In their vision statement for 2030 on the SDG Political Declaration, all world leaders declared, “We envisage a world in which every country enjoys sustained, inclusive and sustainable economic growth and decent work for all. One in which humanity lives in harmony with nature and in which wildlife and other living species are protected.”
However, in the actual SDGs which are part of an intergovernmental agreement titled “Transforming Our World: The 2030 Agenda for Sustainable Development”, there is no official recognition of the importance of animal protection.
It is time that global leaders acknowledge that animals matter.
Animal wellbeing is correlated to some of the world’s greatest global challenges.

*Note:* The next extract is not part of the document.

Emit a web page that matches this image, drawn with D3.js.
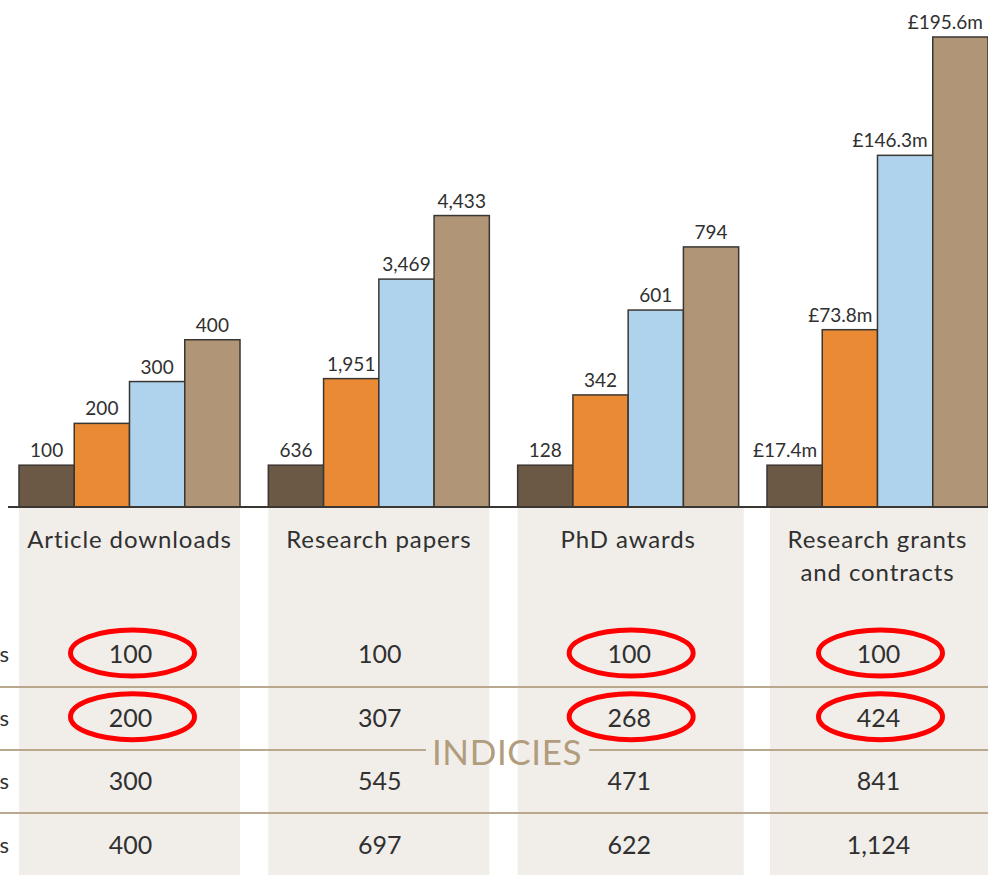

For example, livestock is crucial to food security. However, our collective response to the growing demand for animal protein has resulted in “low-welfare intensive livestock production” and farming malpractices. This path is unsustainable and has led to numerous consequences, including:
- Global food security: where grains are diverted from people to livestock.
- Greenhouse gas emissions: as forests and pastures are replaced by arable land for livestock feed production
- Biodiversity: as natural ecosystems and native animal habitats are destroyed and the remaining natural resources are exploited.
Not to mention, the physical and psychological injuries inflicted upon the animals.
It is important for all of us to recognise that animal welfare is an essential element of sustainable development. Then, it is necessary to adopt measures entailing animal welfare principles.
By promoting animal welfare in development areas such as “disaster preparedness, wildlife protection and sustainable agriculture”, this will have positive flow-on effects on food security, environmental sustainability and the preservation of biodiversity.
Simply put, helping animals helps people.